Expressivity versus efficiency: Purely linear recurrences struggle with tasks requiring arbitrary span association or copy; input gating, time-varying dynamics, and hybrid local attention-SSM models are active areas of research (Tiezzi et al., 13 Jun 2024).
Uncertainty decomposition: Standard RSSMs overestimate aleatoric uncertainty under their default variational filter, compromising performance in true sensor fusion or partial observation.
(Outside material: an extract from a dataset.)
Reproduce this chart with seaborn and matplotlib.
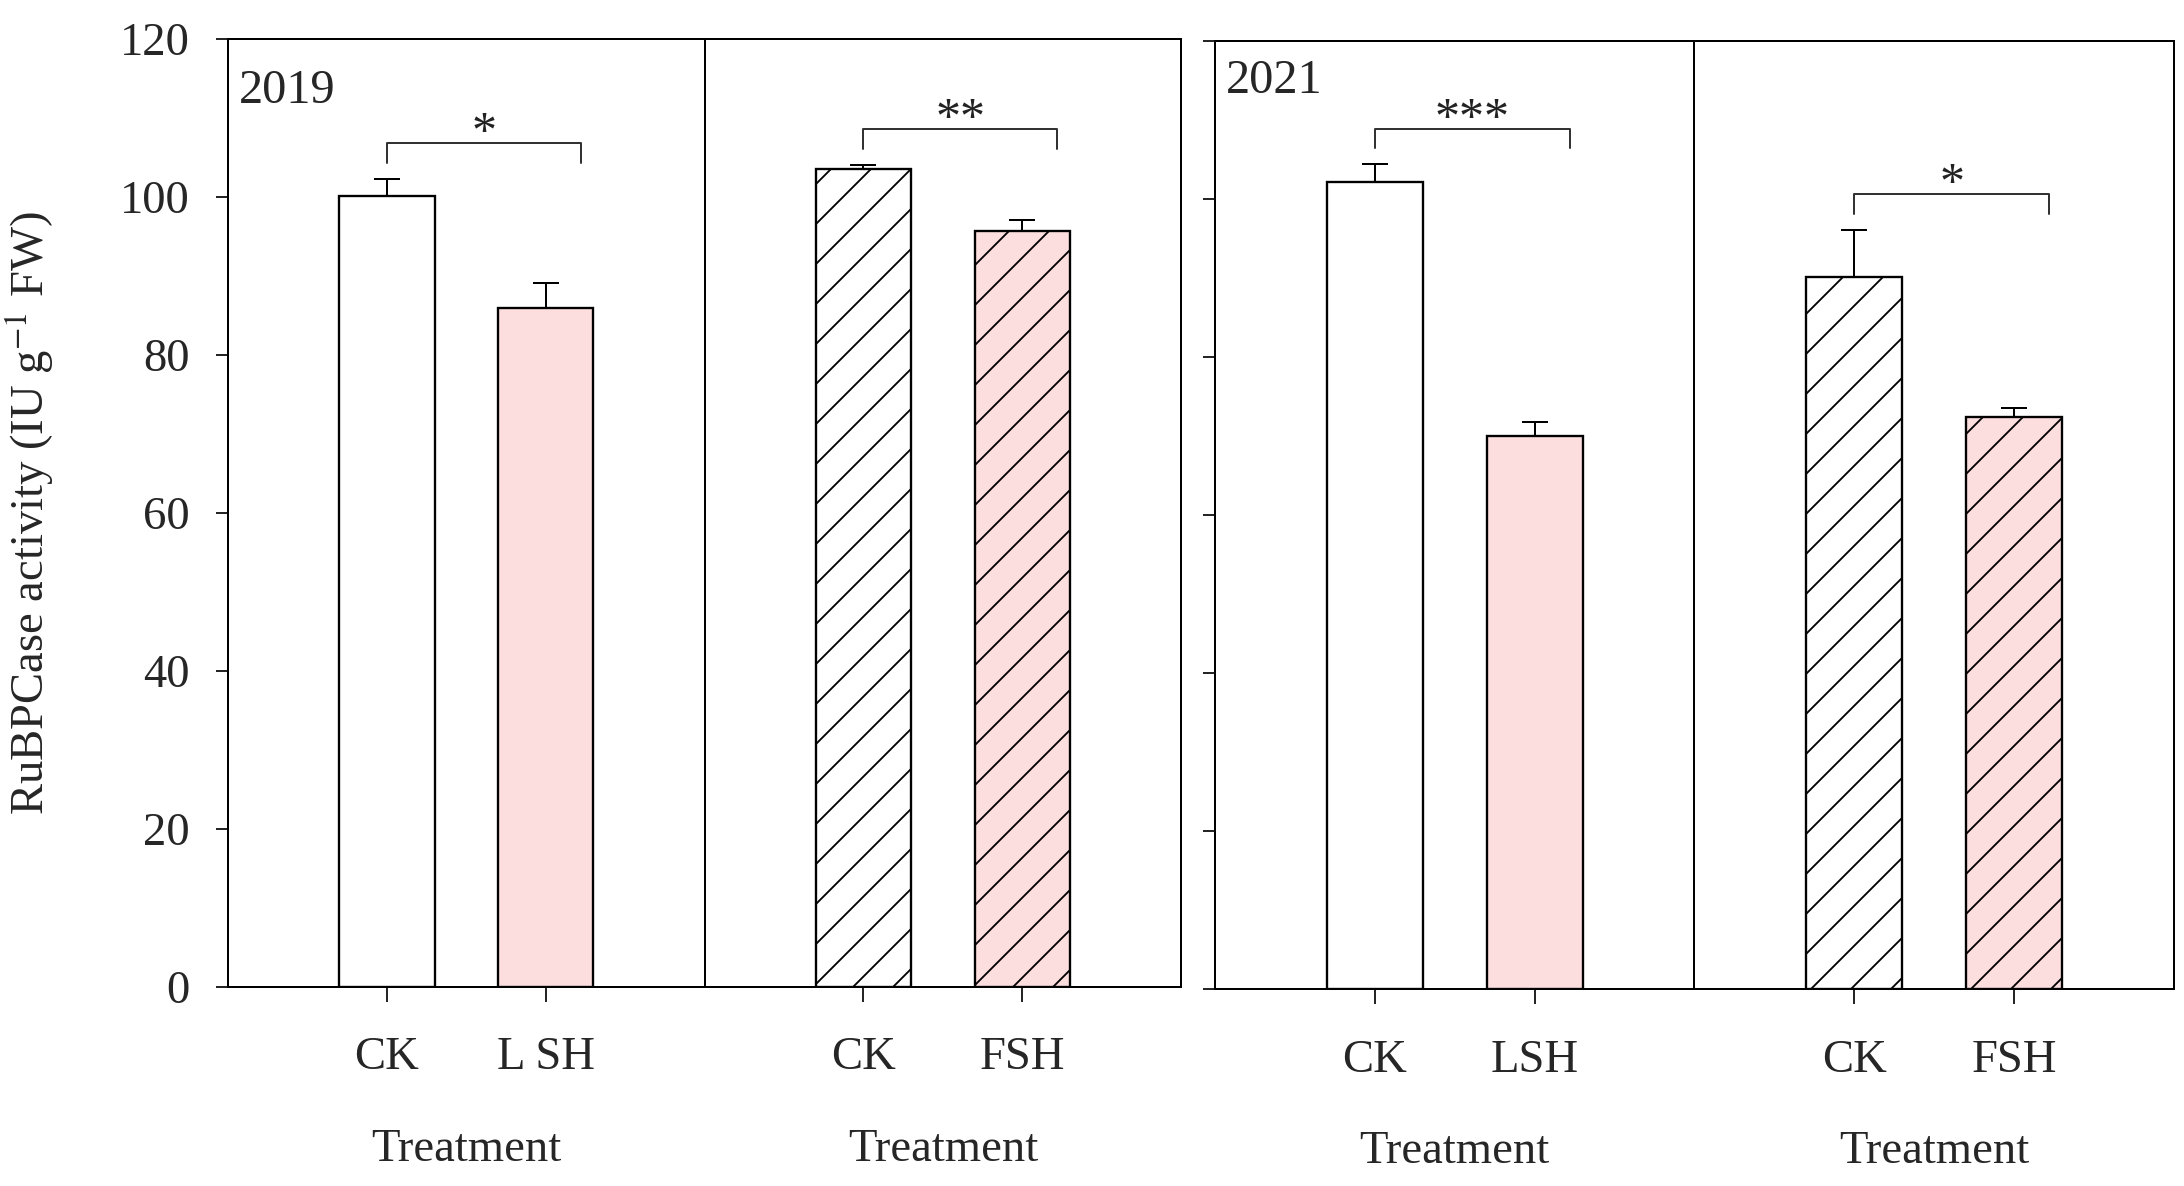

Principled smoothing approaches, as in VRKN, restore correct uncertainty decomposition and enable efficient sensor fusion (Becker et al., 2022).
Online and infinite-stream learning: Existing algorithms rely on BPTT or truncated scan; robust online methods (RTRL, UORO, local/forward, or recurrent backprop fixes) remain relatively unexplored in deep RSSMs (Tiezzi et al., 13 Jun 2024).
Scalability and parallelization: While scaling can be linear with careful structure (diagonal, low-rank, FFT), mapping RSSMs to modern hardware architectures at the bandwidth/FLOP tradeoff frontier is a continuing challenge (Tiezzi et al., 13 Jun 2024, Singh et al., 4 Sep 2025).
Hybrid architectures and lifelong adaptation: Combining RSSMs with transformer-style local attention, gating, and latent adaptation yields promising results in simulation, but large-scale, real-world deployments and benchmarks are still lacking (Tiezzi et al., 13 Jun 2024, Kadi et al., 23 Aug 2025).

A central future direction is the deep integration of structured state-space recurrence with global attention and flexible uncertainty-aware inference, along with new methodologies enabling online adaptation and scalable lifelong learning.

7. Summary Table: Key RSSM Variants and Properties

Variant	Transition/Inference	Key Application
Standard RSSM (Srivastava et al., 2021)	GRU/LSTM + amortized variational	RL, pixel-based world modeling
Contrastive RSSM (Srivastava et al., 2021)	GRU + symmetric contrastive loss	Robust RL under distractions
HiP-RSSM (Shaj et al., 2022)	Locally linear + task encoder	Identifying changing dynamics
Probabilistic RSSM (Doerr et al., 2018)	GP transitions + variational	Nonlinear system identification
Goal-conditioned RSSM (Kadi et al., 23 Aug 2025)	GRU + goal embedding	Visual MBRL, manipulation
VRKN (Becker et al., 2022)	Kalman + MC Dropout	Uncertainty, sensor fusion
Deep RSSM (Inzirillo, 21 Jul 2024)	LSTM/GRU/TKAN, deterministic	Financial time series
Structured SSM (Tiezzi et al., 13 Jun 2024 Singh et al., 4 Sep 2025)	Diagonal, S4, Koopman, subspace	Long-sequence modeling

Each variant is characterized by its approach to latent transition modeling, uncertainty representation, and targeted domain/applications.

RSSMs unify probabilistic latent-state modeling, deep learning-based transition/emission parameterizations, and scalable inference to provide a versatile foundation for time-series, control, and classification tasks, excelling especially where long horizons, uncertainty, and partial observability are dominant constraints. Advances in structure, uncertainty handling, and efficient optimization continue to enhance their theoretical rigor and practical impact.